## DATASET EXTRACT:
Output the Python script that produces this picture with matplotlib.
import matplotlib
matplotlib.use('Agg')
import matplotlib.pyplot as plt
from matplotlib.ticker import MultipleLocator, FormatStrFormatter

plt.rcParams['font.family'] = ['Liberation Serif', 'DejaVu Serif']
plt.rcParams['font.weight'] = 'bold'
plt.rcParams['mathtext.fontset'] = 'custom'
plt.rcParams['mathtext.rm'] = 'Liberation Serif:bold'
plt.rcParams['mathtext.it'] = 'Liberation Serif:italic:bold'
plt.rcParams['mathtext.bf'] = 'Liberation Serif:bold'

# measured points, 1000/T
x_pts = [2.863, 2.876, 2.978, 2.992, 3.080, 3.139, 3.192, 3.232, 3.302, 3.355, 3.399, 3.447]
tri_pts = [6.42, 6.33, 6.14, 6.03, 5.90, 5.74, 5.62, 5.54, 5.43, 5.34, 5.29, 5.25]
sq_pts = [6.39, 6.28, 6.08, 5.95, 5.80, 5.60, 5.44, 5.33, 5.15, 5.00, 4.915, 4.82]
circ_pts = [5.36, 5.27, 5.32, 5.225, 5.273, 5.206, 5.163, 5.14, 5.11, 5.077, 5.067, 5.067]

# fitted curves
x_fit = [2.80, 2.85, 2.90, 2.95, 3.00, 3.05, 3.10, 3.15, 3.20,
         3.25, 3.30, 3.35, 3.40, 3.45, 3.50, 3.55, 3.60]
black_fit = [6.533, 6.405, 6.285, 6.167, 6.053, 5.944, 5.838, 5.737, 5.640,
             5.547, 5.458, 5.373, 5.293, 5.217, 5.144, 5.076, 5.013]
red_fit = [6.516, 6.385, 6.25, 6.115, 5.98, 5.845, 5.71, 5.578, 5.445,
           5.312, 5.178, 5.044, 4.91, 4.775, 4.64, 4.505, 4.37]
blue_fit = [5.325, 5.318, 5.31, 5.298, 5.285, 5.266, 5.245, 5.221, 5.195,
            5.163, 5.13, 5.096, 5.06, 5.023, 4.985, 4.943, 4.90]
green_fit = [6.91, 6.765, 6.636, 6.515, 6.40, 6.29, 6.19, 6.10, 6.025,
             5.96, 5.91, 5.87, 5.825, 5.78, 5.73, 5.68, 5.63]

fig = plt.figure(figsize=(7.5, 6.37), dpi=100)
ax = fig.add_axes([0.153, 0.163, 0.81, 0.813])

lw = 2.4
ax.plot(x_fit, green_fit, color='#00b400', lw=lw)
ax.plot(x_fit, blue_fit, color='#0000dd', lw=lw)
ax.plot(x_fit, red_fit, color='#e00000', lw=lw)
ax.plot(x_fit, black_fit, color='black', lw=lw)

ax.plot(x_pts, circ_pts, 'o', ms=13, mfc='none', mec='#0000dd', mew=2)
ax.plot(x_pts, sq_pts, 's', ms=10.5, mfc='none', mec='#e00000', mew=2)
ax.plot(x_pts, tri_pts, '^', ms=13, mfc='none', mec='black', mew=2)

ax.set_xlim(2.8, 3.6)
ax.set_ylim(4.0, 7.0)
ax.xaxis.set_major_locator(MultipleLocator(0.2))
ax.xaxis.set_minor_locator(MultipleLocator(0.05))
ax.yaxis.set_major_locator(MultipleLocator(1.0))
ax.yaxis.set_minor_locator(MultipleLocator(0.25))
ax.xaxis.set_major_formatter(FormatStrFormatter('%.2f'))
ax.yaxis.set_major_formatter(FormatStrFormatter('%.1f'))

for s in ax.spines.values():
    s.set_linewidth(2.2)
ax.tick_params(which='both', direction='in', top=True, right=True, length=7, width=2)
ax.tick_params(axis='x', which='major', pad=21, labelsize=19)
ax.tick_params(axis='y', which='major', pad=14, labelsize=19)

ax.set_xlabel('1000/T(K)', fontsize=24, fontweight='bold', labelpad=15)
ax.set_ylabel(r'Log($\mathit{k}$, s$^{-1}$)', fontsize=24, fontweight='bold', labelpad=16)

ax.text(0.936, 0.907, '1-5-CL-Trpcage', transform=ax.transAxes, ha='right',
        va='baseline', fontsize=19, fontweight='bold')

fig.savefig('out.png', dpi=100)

## THE EXERCISE:
Check each line above for the string "picture" and report how many lines have it, giving only the number.

## WORKED ANSWER:
1